Ciertamente, todos esperamos que esté vacío porque Dios se manifiesta siempre como
un testarudo Padre misericordioso que quiere a toda costa la salvación de sus
hijos por amor.
La
eternidad ya ha comenzado aquí y ahora. Juguemos bien nuestro presente, no
esperemos a que venga la muerte, pero tampoco la evitemos, pensemos en cambio
con serenidad cómo volver a nuestra vida cotidiana, yendo a lo esencial, entregando
nuestra vida a lo auténtico y desde lo mejor de nosotros mismos.
Nuestros
amigos difuntos - qué confiamos a la ternura de Dios - nos preceden en esta aventura.

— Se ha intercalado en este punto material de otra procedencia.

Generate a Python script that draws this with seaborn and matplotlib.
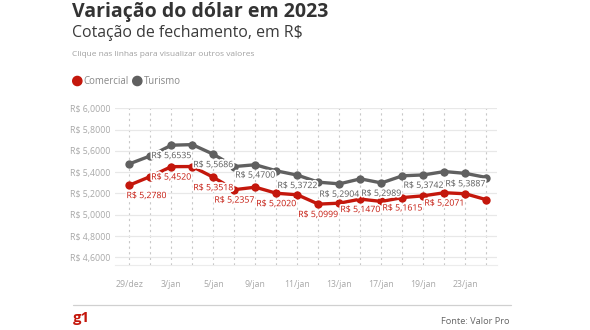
import matplotlib
matplotlib.use("Agg")
import matplotlib.pyplot as plt
import matplotlib.patheffects as pe
from matplotlib import font_manager as fm
from matplotlib.patches import Ellipse
from matplotlib.lines import Line2D
import seaborn as sns
import pandas as pd

# Trading days and closing quotes (R$)
datas = ["29/dez", "2/jan", "3/jan", "4/jan", "5/jan", "6/jan", "9/jan", "10/jan",
         "11/jan", "12/jan", "13/jan", "16/jan", "17/jan", "18/jan", "19/jan",
         "20/jan", "23/jan", "24/jan"]
comercial = [5.2780, 5.3590, 5.4520, 5.4530, 5.3518, 5.2357, 5.2590, 5.2020,
             5.1875, 5.0999, 5.1090, 5.1470, 5.1250, 5.1615, 5.1780, 5.2071,
             5.1970, 5.1410]
turismo = [5.4780, 5.5530, 5.6535, 5.6590, 5.5686, 5.4530, 5.4700, 5.4125,
           5.3722, 5.3060, 5.2904, 5.3375, 5.2989, 5.3660, 5.3742, 5.4060,
           5.3887, 5.3500]
# Points that carry a value label
rotulos_comercial = [0, 2, 4, 5, 7, 9, 11, 13, 15]
rotulos_turismo = [2, 4, 6, 8, 10, 12, 14, 16]
ticks_y = [4.6, 4.8, 5.0, 5.2, 5.4, 5.6, 5.8, 6.0]
ticks_x = [0, 2, 4, 6, 8, 10, 12, 14, 16]

VERMELHO = "#c4170c"
CINZA = "#606060"

sns.set_theme(style="white")
plt.rcParams["font.family"] = ["Open Sans", "Noto Sans", "DejaVu Sans"]

negrito = fm.FontProperties(family=["Open Sans", "Inter", "DejaVu Sans"], weight="bold")

df = pd.DataFrame({
    "i": list(range(len(datas))) * 2,
    "valor": comercial + turismo,
    "serie": ["Comercial"] * len(datas) + ["Turismo"] * len(datas),
})

W, H = 590, 330
fig = plt.figure(figsize=(W / 100, H / 100), dpi=100)
fig.patch.set_facecolor("white")
ax = fig.add_axes([115 / W, 1 - 265 / H, (497 - 115) / W, (265 - 108) / H])

sns.lineplot(data=df, x="i", y="valor", hue="serie",
             palette={"Comercial": VERMELHO, "Turismo": CINZA},
             hue_order=["Turismo", "Comercial"],
             marker="o", markersize=6, markeredgewidth=0, linewidth=2.4,
             legend=False, ax=ax, zorder=3)

ax.set_xlim(-0.68, 17.5)
ax.set_ylim(4.528, 6.003)
ax.set_xlabel("")
ax.set_ylabel("")

ax.set_yticks(ticks_y)
ax.set_yticklabels([f"R$ {v:.4f}".replace(".", ",") for v in ticks_y])
ax.set_xticks(ticks_x)
ax.set_xticklabels([datas[k] for k in ticks_x])
ax.set_xticks(range(len(datas)), minor=True)

ax.tick_params(axis="y", length=0, pad=3, labelsize=6.3, labelcolor="#a8a8a8")
ax.tick_params(axis="x", which="both", length=7, width=0.6, color="#dcdcdc",
               direction="out", pad=4, labelsize=6.3, labelcolor="#a8a8a8")

for s in ["top", "right", "left"]:
    ax.spines[s].set_visible(False)
ax.spines["bottom"].set_color("#ececec")
ax.spines["bottom"].set_linewidth(0.8)

ax.grid(axis="y", color="#e8e8e8", linewidth=0.9, linestyle="-")
ax.grid(axis="x", which="both", color="#c8c8c8", linewidth=0.8, linestyle=(0, (2, 3)))
ax.set_axisbelow(True)


def fmt(v):
    return f"R$ {v:.4f}".replace(".", ",")


halo = [pe.withStroke(linewidth=2.5, foreground="white")]
for k in rotulos_turismo:
    ax.annotate(fmt(turismo[k]), (k, turismo[k]), xytext=(0, -7.5),
                textcoords="offset points", ha="center", va="center",
                fontsize=6.3, color="#5a5a5a", path_effects=halo, zorder=4)
for k in rotulos_comercial:
    ha = "left" if k == 0 else "center"
    dx = -2 if k == 0 else 0
    ax.annotate(fmt(comercial[k]), (k, comercial[k]), xytext=(dx, -7.5),
                textcoords="offset points", ha=ha, va="center",
                fontsize=6.3, color=VERMELHO, path_effects=halo, zorder=4)

# Header
fig.text(72.5 / W, 1 - 16.7 / H, "Variação do dólar em 2023", fontproperties=negrito,
         fontsize=14, color="#333333", va="baseline", ha="left")
fig.text(72.5 / W, 1 - 36.7 / H, "Cotação de fechamento, em R$", fontsize=11.45,
         color="#3a3a3a", va="baseline", ha="left")
fig.text(72.5 / W, 1 - 54.5 / H, "Clique nas linhas para visualizar outros valores",
         fontsize=6.0, color="#a0a0a0", va="center", ha="left")

# Legend
for cx, cor, tx, nome in [(77.3, VERMELHO, 83.5, "Comercial"), (137.3, CINZA, 143.8, "Turismo")]:
    fig.add_artist(Ellipse((cx / W, 1 - 81 / H), 9.2 / W, 9.2 / H,
                           transform=fig.transFigure, color=cor))
    fig.text(tx / W, 1 - 81 / H, nome, fontsize=6.9, color="#888888",
             va="center", ha="left")

# Footer
fig.add_artist(Line2D([73 / W, 511 / W], [1 - 304.5 / H, 1 - 304.5 / H],
               transform=fig.transFigure, color="#d0d0d0", linewidth=0.9))
fig.text(72.5 / W, 1 - 322.3 / H, "g1", fontproperties=negrito, fontsize=10.8,
         color=VERMELHO, va="baseline", ha="left")
fig.text(509 / W, 1 - 321.5 / H, "Fonte: Valor Pro", fontsize=6.7,
         color="#666666", va="center", ha="right")

fig.savefig("out.png", dpi=100, facecolor="white")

Dios quiere la salvación de cada uno con obstinación, pero, porque nos ama, nos
deja libres para responder a este amor o rechazarlo. Oremos hoy, amigos, para
que, de verdad, Jesús el Maestro nos dé fidelidad a su proyecto de amor.
Nuestra
oración nos pone en comunión con nuestros difuntos, y les hace sentir nuestro
cariño, en la espera de los cielos nuevos y la nueva tierra que a todos nos
esperan. Digámosles que los seguimos queriendo, pero que no sabemos cómo
encontrarnos con ellos ni qué hacer por ellos. Nuestra fe es débil y no sabemos
rezar bien. Pero los confiamos al amor de Dios, los dejamos en sus manos. Ese
amor de Dios es hoy para ellos un lugar más seguro que todo lo que nosotros
podemos ofrecerles. Disfrutad de la vida plena. Dios os quiere como nosotros no
hemos sabido quereros. Un día nos volveremos a ver.
Roguemos
para que nosotros y nuestros difuntos nos dejemos abrazar siempre por la
ternura de nuestro padre Dios. Que así sea.